[Stated problem]:
Every record below should be written out exactly; pictures stay out.

· · · · · · ·

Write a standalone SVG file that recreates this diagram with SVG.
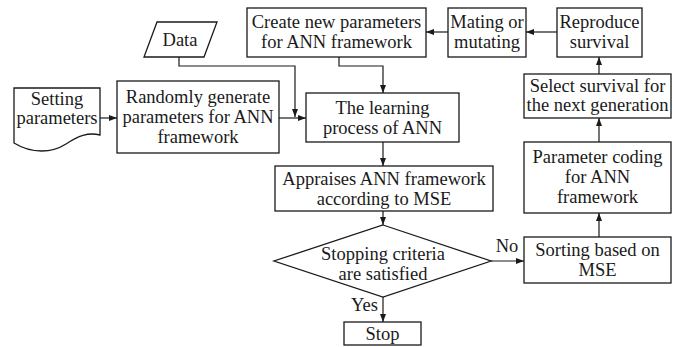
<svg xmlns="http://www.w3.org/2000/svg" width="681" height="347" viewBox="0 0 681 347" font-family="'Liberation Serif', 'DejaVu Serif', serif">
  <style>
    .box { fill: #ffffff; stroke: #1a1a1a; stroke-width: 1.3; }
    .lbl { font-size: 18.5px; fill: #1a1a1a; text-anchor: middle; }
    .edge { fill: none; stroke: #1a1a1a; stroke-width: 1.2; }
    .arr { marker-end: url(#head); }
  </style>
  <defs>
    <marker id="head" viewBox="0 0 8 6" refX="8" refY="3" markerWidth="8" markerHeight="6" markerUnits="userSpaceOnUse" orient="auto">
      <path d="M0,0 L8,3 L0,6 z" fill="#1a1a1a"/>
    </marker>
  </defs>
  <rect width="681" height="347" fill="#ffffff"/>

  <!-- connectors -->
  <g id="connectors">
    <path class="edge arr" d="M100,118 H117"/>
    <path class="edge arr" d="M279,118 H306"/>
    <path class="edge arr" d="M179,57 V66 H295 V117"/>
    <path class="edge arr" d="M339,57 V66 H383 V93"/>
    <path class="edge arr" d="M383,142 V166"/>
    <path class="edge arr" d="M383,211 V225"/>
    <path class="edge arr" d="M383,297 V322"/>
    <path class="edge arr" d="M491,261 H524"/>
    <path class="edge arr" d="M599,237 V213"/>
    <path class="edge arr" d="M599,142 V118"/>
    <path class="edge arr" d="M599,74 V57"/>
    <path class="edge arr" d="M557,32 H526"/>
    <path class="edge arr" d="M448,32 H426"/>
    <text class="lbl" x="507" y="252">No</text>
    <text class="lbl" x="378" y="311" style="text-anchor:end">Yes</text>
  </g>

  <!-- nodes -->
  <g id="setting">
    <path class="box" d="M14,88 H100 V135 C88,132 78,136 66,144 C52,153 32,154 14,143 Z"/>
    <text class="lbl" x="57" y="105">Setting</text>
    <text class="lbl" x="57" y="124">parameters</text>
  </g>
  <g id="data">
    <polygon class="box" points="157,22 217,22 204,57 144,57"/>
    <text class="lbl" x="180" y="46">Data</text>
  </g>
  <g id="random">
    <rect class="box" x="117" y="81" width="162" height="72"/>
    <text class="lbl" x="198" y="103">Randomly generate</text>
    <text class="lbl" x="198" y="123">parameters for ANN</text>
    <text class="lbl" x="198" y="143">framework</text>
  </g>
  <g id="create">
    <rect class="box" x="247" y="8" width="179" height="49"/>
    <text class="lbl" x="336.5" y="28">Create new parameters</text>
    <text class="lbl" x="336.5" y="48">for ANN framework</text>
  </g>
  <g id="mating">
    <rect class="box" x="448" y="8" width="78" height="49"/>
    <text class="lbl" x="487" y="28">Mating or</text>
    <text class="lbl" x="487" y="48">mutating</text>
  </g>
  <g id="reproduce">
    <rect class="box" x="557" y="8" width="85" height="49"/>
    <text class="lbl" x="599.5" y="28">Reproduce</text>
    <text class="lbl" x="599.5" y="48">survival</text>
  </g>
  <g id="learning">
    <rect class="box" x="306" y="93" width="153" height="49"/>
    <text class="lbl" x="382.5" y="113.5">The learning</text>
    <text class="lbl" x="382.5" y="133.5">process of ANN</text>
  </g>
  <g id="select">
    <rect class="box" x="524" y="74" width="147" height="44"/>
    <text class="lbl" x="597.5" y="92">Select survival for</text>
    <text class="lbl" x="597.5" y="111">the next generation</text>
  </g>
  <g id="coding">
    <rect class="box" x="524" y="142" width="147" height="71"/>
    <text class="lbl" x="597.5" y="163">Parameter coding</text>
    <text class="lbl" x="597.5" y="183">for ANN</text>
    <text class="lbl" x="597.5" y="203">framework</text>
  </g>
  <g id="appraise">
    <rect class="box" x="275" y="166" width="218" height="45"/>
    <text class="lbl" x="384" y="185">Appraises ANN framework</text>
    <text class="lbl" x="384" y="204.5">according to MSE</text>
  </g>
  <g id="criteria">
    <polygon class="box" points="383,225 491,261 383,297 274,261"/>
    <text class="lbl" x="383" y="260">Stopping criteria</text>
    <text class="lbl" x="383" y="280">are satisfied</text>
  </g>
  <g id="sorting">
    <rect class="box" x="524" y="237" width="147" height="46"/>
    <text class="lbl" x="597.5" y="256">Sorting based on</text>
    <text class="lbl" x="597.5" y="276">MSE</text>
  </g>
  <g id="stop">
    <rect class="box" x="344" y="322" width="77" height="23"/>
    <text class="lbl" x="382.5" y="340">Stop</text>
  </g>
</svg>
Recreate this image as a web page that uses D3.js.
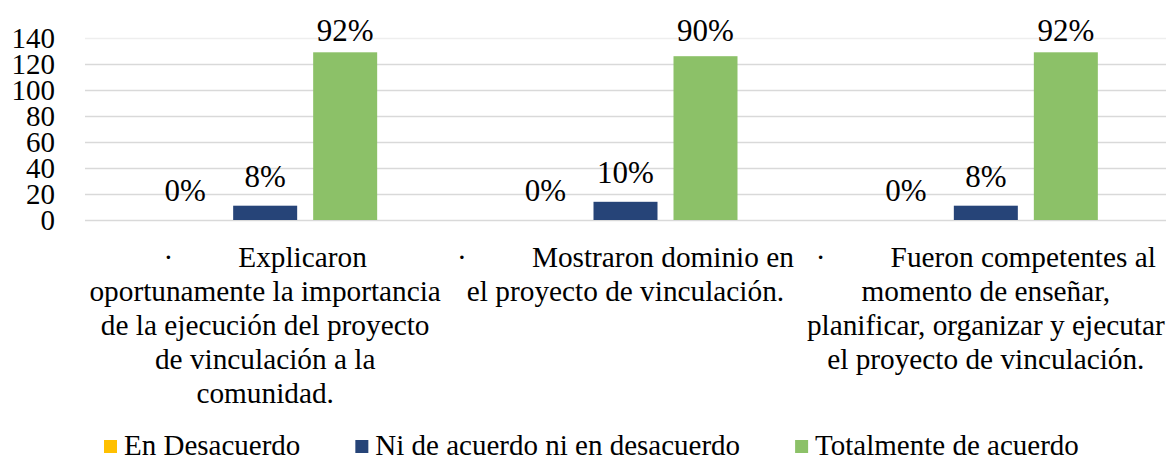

· · · · · · ·

[Result for this task]:
Write a standalone SVG file that recreates this diagram with SVG.
<svg xmlns="http://www.w3.org/2000/svg" width="681" height="347" viewBox="0 0 681 347" font-family="'Liberation Serif', 'DejaVu Serif', serif">
  <style>
    .box { fill: #ffffff; stroke: #1a1a1a; stroke-width: 1.3; }
    .lbl { font-size: 18.5px; fill: #1a1a1a; text-anchor: middle; }
    .edge { fill: none; stroke: #1a1a1a; stroke-width: 1.2; }
    .arr { marker-end: url(#head); }
  </style>
  <defs>
    <marker id="head" viewBox="0 0 8 6" refX="8" refY="3" markerWidth="8" markerHeight="6" markerUnits="userSpaceOnUse" orient="auto">
      <path d="M0,0 L8,3 L0,6 z" fill="#1a1a1a"/>
    </marker>
  </defs>
  <rect width="681" height="347" fill="#ffffff"/>

  <!-- connectors -->
  <g id="connectors">
    <path class="edge arr" d="M100,118 H117"/>
    <path class="edge arr" d="M279,118 H306"/>
    <path class="edge arr" d="M179,57 V66 H295 V117"/>
    <path class="edge arr" d="M339,57 V66 H383 V93"/>
    <path class="edge arr" d="M383,142 V166"/>
    <path class="edge arr" d="M383,211 V225"/>
    <path class="edge arr" d="M383,297 V322"/>
    <path class="edge arr" d="M491,261 H524"/>
    <path class="edge arr" d="M599,237 V213"/>
    <path class="edge arr" d="M599,142 V118"/>
    <path class="edge arr" d="M599,74 V57"/>
    <path class="edge arr" d="M557,32 H526"/>
    <path class="edge arr" d="M448,32 H426"/>
    <text class="lbl" x="507" y="252">No</text>
    <text class="lbl" x="378" y="311" style="text-anchor:end">Yes</text>
  </g>

  <!-- nodes -->
  <g id="setting">
    <path class="box" d="M14,88 H100 V135 C88,132 78,136 66,144 C52,153 32,154 14,143 Z"/>
    <text class="lbl" x="57" y="105">Setting</text>
    <text class="lbl" x="57" y="124">parameters</text>
  </g>
  <g id="data">
    <polygon class="box" points="157,22 217,22 204,57 144,57"/>
    <text class="lbl" x="180" y="46">Data</text>
  </g>
  <g id="random">
    <rect class="box" x="117" y="81" width="162" height="72"/>
    <text class="lbl" x="198" y="103">Randomly generate</text>
    <text class="lbl" x="198" y="123">parameters for ANN</text>
    <text class="lbl" x="198" y="143">framework</text>
  </g>
  <g id="create">
    <rect class="box" x="247" y="8" width="179" height="49"/>
    <text class="lbl" x="336.5" y="28">Create new parameters</text>
    <text class="lbl" x="336.5" y="48">for ANN framework</text>
  </g>
  <g id="mating">
    <rect class="box" x="448" y="8" width="78" height="49"/>
    <text class="lbl" x="487" y="28">Mating or</text>
    <text class="lbl" x="487" y="48">mutating</text>
  </g>
  <g id="reproduce">
    <rect class="box" x="557" y="8" width="85" height="49"/>
    <text class="lbl" x="599.5" y="28">Reproduce</text>
    <text class="lbl" x="599.5" y="48">survival</text>
  </g>
  <g id="learning">
    <rect class="box" x="306" y="93" width="153" height="49"/>
    <text class="lbl" x="382.5" y="113.5">The learning</text>
    <text class="lbl" x="382.5" y="133.5">process of ANN</text>
  </g>
  <g id="select">
    <rect class="box" x="524" y="74" width="147" height="44"/>
    <text class="lbl" x="597.5" y="92">Select survival for</text>
    <text class="lbl" x="597.5" y="111">the next generation</text>
  </g>
  <g id="coding">
    <rect class="box" x="524" y="142" width="147" height="71"/>
    <text class="lbl" x="597.5" y="163">Parameter coding</text>
    <text class="lbl" x="597.5" y="183">for ANN</text>
    <text class="lbl" x="597.5" y="203">framework</text>
  </g>
  <g id="appraise">
    <rect class="box" x="275" y="166" width="218" height="45"/>
    <text class="lbl" x="384" y="185">Appraises ANN framework</text>
    <text class="lbl" x="384" y="204.5">according to MSE</text>
  </g>
  <g id="criteria">
    <polygon class="box" points="383,225 491,261 383,297 274,261"/>
    <text class="lbl" x="383" y="260">Stopping criteria</text>
    <text class="lbl" x="383" y="280">are satisfied</text>
  </g>
  <g id="sorting">
    <rect class="box" x="524" y="237" width="147" height="46"/>
    <text class="lbl" x="597.5" y="256">Sorting based on</text>
    <text class="lbl" x="597.5" y="276">MSE</text>
  </g>
  <g id="stop">
    <rect class="box" x="344" y="322" width="77" height="23"/>
    <text class="lbl" x="382.5" y="340">Stop</text>
  </g>
</svg>
Recreate this image as a web page that uses D3.js.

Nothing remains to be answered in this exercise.